I’ve been following your blog for many years and have always admired your professionalism. You’ve inspired me to read more non-fiction recently and I enjoyed our BIP year together. I hope you and your blog continue to evolve happily.
Happy blogiversary! Congrats on 5 years!
Congratulations! I’ve just started following your blog and I really enjoy it – excited to see what’s in the future!
Congratulations! Big milestone for the Internet, for sure. 🙂 Love visiting your blog.
5 years is amazing! I hope you are super proud of yourself and of your blog 🙂 You should be!!! Congrats and here’s to the next 5 years, whoop whoop!
Wow, that’s a huge milestone! I’m so new to this that I can only hope to be at it that long, but it seems like you have a serious love for this…which is why you’ve been able to keep it going. Congratulations 🙂
OMG Congratulations! This is so exciting!
Congratulations on reaching the 5 year mark!
Congratulations, Kim! I just looked after reading your post to see when my first post was, and I’m coming up on four years June 3rd. It was fun to read your June 2008 post! I’m glad you’ve been finding ways to keep book blogging fun and fresh both for you and your readers. (From your post title, I was afraid you were about to say goodbye!)
Congratulations on five years of blogging!
Happy happy bloggy birthday! Your blogging story has a lot in common with mine, at least insofar as I had no idea what a huge and awesome part of my life the book blogging community was going to become. Many happy returns of the day.
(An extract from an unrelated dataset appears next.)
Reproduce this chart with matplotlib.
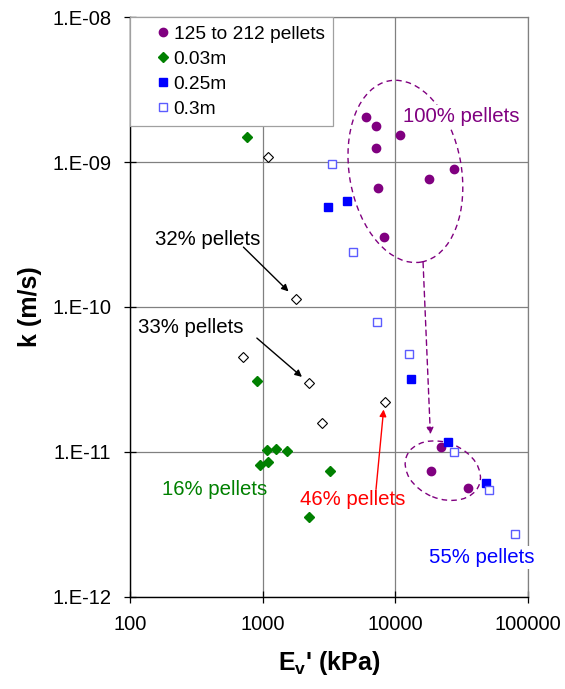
import matplotlib
matplotlib.use('Agg')
import matplotlib.pyplot as plt
from matplotlib.patches import Ellipse
import matplotlib.transforms as mtransforms
from matplotlib.ticker import FixedLocator, FuncFormatter, NullLocator

plt.rcParams['font.family'] = ['Liberation Sans', 'DejaVu Sans']
plt.rcParams['mathtext.fontset'] = 'custom'
plt.rcParams['mathtext.rm'] = 'Liberation Sans'
plt.rcParams['mathtext.bf'] = 'Liberation Sans:bold'

# 125 to 212 pellets (purple circles)
pel_x = [6040, 7190, 10770, 7190, 7400, 8260, 17830, 27900, 22240, 18590, 35390]
pel_k = [2.04e-9, 1.79e-9, 1.54e-9, 1.26e-9, 6.6e-10, 3.02e-10, 7.67e-10, 9.0e-10,
         1.076e-11, 7.43e-12, 5.65e-12]

# 0.03m (green diamonds)
d003_x = [768, 914, 1069, 1258, 1523, 1106, 958, 3231, 2217]
d003_k = [1.48e-9, 3.09e-11, 1.026e-11, 1.054e-11, 1.01e-11, 8.53e-12, 8.05e-12,
          7.43e-12, 3.54e-12]

# 0.25m (filled blue squares)
d025_x = [3120, 4340, 13210, 25120, 48400]
d025_k = [4.92e-10, 5.41e-10, 3.19e-11, 1.16e-11, 6.14e-12]

# 0.3m (open blue squares)
d03_x = [3330, 4760, 7280, 12680, 27560, 51200, 79500]
d03_k = [9.78e-10, 2.39e-10, 7.92e-11, 4.76e-11, 1.0e-11, 5.47e-12, 2.72e-12]

# open diamonds (not in legend)
mix_x = [1106, 1781, 713, 2244, 2798, 8360]
mix_k = [1.09e-9, 1.14e-10, 4.49e-11, 2.99e-11, 1.58e-11, 2.2e-11]

x_ticks = [100, 1000, 10000, 100000]
y_ticks = [1e-12, 1e-11, 1e-10, 1e-9, 1e-8]
y_tick_labels = ['1.E-12', '1.E-11', '1.E-10', '1.E-09', '1.E-08']

PURPLE = '#800080'
GREEN = '#008000'
BLUE = '#0000ff'
GRID = '#808080'

fig = plt.figure(figsize=(5.65, 6.89), dpi=100)
ax = fig.add_axes([0.2301, 0.134, 0.7044, 0.8409])
ax.set_xscale('log')
ax.set_yscale('log')
ax.set_xlim(100, 100000)
ax.set_ylim(1e-12, 1e-8)

ax.grid(True, which='major', color=GRID, linewidth=0.9, zorder=0)
ax.set_axisbelow(True)
for side in ['top', 'right']:
    ax.spines[side].set_color(GRID)
    ax.spines[side].set_linewidth(0.9)
for side in ['left', 'bottom']:
    ax.spines[side].set_color('black')
    ax.spines[side].set_linewidth(1.0)

ax.xaxis.set_major_locator(FixedLocator(x_ticks))
ax.xaxis.set_minor_locator(NullLocator())
ax.xaxis.set_major_formatter(FuncFormatter(lambda v, p: '%d' % round(v)))
ax.set_yticks(y_ticks)
ax.set_yticklabels(y_tick_labels)
ax.yaxis.set_minor_locator(NullLocator())
ax.tick_params(axis='both', which='major', direction='inout', length=9, width=0.9,
               labelsize=14.5, color='black')
ax.tick_params(axis='x', pad=9)
ax.tick_params(axis='y', pad=9)

ax.plot(pel_x, pel_k, linestyle='none', marker='o', markersize=6, color=PURPLE,
        label='125 to 212 pellets', zorder=4)
ax.plot(d003_x, d003_k, linestyle='none', marker='D', markersize=5, color=GREEN,
        label='0.03m', zorder=4)
ax.plot(d025_x, d025_k, linestyle='none', marker='s', markersize=6, color=BLUE,
        label='0.25m', zorder=4)
ax.plot(d03_x, d03_k, linestyle='none', marker='s', markersize=6, markerfacecolor='white',
        markeredgecolor='#5c5cff', markeredgewidth=1.0, label='0.3m', zorder=4)
ax.plot(mix_x, mix_k, linestyle='none', marker='D', markersize=5, markerfacecolor='white',
        markeredgecolor='black', markeredgewidth=0.8, label='_nolegend_', zorder=4)

leg = ax.legend(loc='upper left', bbox_to_anchor=(0, 1), borderaxespad=0, fontsize=13.8,
                fancybox=False, framealpha=1, edgecolor='#a0a0a0', handlelength=2.6,
                handletextpad=-0.75, labelspacing=0.4, borderpad=0.42, numpoints=1)
leg.get_frame().set_linewidth(0.9)

# dashed ellipses, sized in inches and placed in axes fraction
big = Ellipse((0, 0), 1.12, 1.84, angle=10, fill=False, edgecolor=PURPLE,
              linestyle=(0, (4, 3)), linewidth=1.0,
              transform=fig.dpi_scale_trans + mtransforms.ScaledTranslation(0.692, 0.734, ax.transAxes),
              zorder=3)
small = Ellipse((0, 0), 0.78, 0.56, angle=-22, fill=False, edgecolor=PURPLE,
                linestyle=(0, (4, 3)), linewidth=1.0,
                transform=fig.dpi_scale_trans + mtransforms.ScaledTranslation(0.786, 0.2175, ax.transAxes),
                zorder=3)
ax.add_patch(big)
ax.add_patch(small)

ax.annotate('', xy=(18370, 1.32e-11), xytext=(16180, 2.04e-10),
            arrowprops=dict(arrowstyle='-|>', color=PURPLE, lw=1.0, linestyle=(0, (4, 3)),
                            mutation_scale=10, shrinkA=0, shrinkB=0), zorder=3)

ax.annotate('', xy=(1567, 1.28e-10), xytext=(716, 2.59e-10),
            arrowprops=dict(arrowstyle='-|>', color='black', lw=1.0,
                            mutation_scale=10, shrinkA=0, shrinkB=0))
ax.annotate('', xy=(1977, 3.29e-11), xytext=(904, 6.1e-11),
            arrowprops=dict(arrowstyle='-|>', color='black', lw=1.0,
                            mutation_scale=10, shrinkA=0, shrinkB=0))
ax.annotate('', xy=(8160, 1.96e-11), xytext=(7150, 5.5e-12),
            arrowprops=dict(arrowstyle='-|>', color='red', lw=1.0,
                            mutation_scale=10, shrinkA=0, shrinkB=0))

ax.text(154, 2.91e-10, '32% pellets', fontsize=14.7, color='black', ha='left', va='center')
ax.text(115, 7.2e-11, '33% pellets', fontsize=14.7, color='black', ha='left', va='center')
ax.text(174, 5.5e-12, '16% pellets', fontsize=14.7, color=GREEN, ha='left', va='center')
ax.text(1919, 4.69e-12, '46% pellets', fontsize=14.7, color='red', ha='left', va='center')
ax.text(11480, 2.05e-9, '100% pellets', fontsize=14.7, color=PURPLE, ha='left', va='center',
        bbox=dict(facecolor='white', edgecolor='none', pad=1.5), zorder=6, clip_on=False)
ax.text(18060, 1.87e-12, '55% pellets', fontsize=14.7, color=BLUE, ha='left', va='center',
        bbox=dict(facecolor='white', edgecolor='none', pad=1.5), zorder=6, clip_on=False)

ax.set_ylabel('k (m/s)', fontsize=18, fontweight='bold')
ax.yaxis.set_label_coords(-0.22, 0.5)
ax.set_xlabel(r"E$_\mathbf{v}$' (kPa)", fontsize=18, fontweight='bold')
ax.xaxis.set_label_coords(0.5, -0.09)

fig.savefig('out.png', dpi=100)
Congratulations! How exciting 😀
Congratulations! On June 9th I will be at 4 years. You are right, I think of how I first blogged – how often… ow many comments and now wonder how I did it… I still love book blogging, but it has changed and I am ok with that 🙂
I have to agree on the evolving thing, even little things sometimes you can think “nah”, but actually it makes sense to go with it. Change is good. Happy 5 years, amazing number!
Congratulations! The big 5! It’s weird how most of the blogs I read are turning 5 this year, as well as mine in December. It amazes me that we met around the same time and have all had similar progression with our blogging selves. And these blogs are the ones that I gravitate to the most to. The universe works in mysterious ways 🙂
The origin story is a good one and I am so doing the same on my 5th.
Here’s to many more years of fab books, wonderful life experiences, and great posts 🙂
Congrats again!
Happy blogiversary! My 6th is coming up at the beginning of June, and I’ve also been pondering the state of the blog. I think it’s only natural. Hope too see you around for many more years!
Congratulations on keeping a very vibrant interesting blog for 5 years. I love it!
Congrats on five terrific years! I can’t remember how I found ya but believe me, I’m thankful that I did!
Keep up the good work!!
I’m happy that my own sense of needing to change spurred your thinking on the subject. I would much rather see the bloggers I like to read find a way to change, rather than quit. Recent ship-jumping to Tumblr, while better than nothing, is still an absence, because while I have a lot of fun over there, it’s in words that I think and feel and want to continue to live on the internets. Happy blogiversary!